◆ **WHAT NEEDS TO BE DONE**
Report how many lines below contain the word "Write", and give only that number.

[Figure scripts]
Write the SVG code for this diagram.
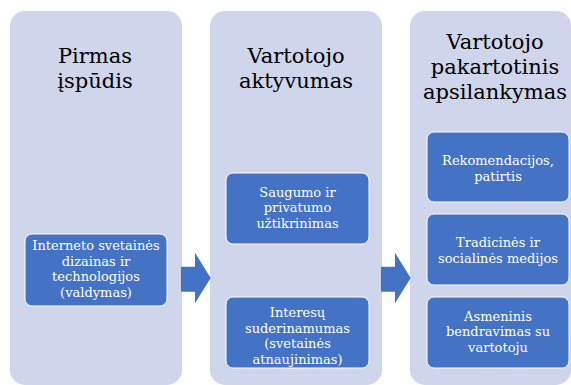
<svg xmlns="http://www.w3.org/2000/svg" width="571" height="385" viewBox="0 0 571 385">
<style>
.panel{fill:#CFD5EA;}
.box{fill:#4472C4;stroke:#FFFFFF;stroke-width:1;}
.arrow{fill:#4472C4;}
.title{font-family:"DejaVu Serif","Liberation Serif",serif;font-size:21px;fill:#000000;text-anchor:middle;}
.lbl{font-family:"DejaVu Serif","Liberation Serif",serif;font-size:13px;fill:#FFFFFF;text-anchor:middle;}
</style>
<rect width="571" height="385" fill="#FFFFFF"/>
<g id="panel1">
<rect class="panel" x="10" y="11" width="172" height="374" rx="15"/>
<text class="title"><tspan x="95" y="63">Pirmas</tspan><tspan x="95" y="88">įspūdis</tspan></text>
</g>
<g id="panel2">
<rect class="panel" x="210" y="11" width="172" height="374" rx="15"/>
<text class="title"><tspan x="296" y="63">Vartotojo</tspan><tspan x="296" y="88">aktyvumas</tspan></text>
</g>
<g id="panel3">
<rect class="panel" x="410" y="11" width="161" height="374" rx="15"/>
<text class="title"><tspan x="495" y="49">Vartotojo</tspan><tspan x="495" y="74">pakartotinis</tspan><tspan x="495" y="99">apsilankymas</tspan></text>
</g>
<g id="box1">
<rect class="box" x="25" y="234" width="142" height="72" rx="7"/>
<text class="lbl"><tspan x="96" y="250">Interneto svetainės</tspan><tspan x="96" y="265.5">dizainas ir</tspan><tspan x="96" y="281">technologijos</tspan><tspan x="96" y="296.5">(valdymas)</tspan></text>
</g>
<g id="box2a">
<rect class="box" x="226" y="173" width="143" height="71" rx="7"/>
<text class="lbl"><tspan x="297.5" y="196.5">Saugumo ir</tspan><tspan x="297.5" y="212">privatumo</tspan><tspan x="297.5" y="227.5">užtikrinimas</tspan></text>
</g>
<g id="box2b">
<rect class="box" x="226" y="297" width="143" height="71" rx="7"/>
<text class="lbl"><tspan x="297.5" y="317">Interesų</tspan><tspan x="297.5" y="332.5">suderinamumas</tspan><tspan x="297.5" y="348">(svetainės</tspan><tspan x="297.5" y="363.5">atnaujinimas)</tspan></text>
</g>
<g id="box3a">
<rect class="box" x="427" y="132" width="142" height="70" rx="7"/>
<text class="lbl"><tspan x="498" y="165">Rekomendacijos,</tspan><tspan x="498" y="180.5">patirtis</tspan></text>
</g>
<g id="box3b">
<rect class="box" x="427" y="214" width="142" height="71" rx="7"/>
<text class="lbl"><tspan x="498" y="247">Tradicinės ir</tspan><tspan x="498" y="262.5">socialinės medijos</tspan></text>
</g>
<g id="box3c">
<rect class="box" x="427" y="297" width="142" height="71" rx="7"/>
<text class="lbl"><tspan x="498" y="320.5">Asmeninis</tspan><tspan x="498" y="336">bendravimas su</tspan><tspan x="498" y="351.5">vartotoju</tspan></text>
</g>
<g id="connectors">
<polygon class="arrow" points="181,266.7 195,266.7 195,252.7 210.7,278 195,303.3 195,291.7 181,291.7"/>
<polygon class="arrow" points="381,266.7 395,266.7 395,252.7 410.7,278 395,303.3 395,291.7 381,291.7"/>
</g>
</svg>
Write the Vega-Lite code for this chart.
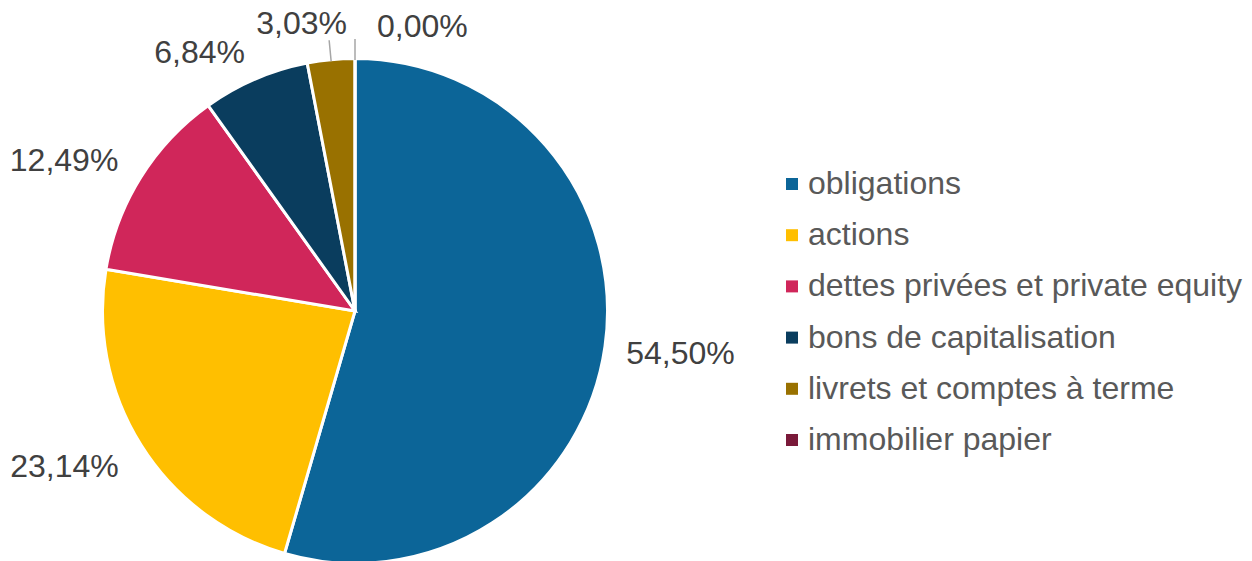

◆ **PROBLEM SOLUTION**
2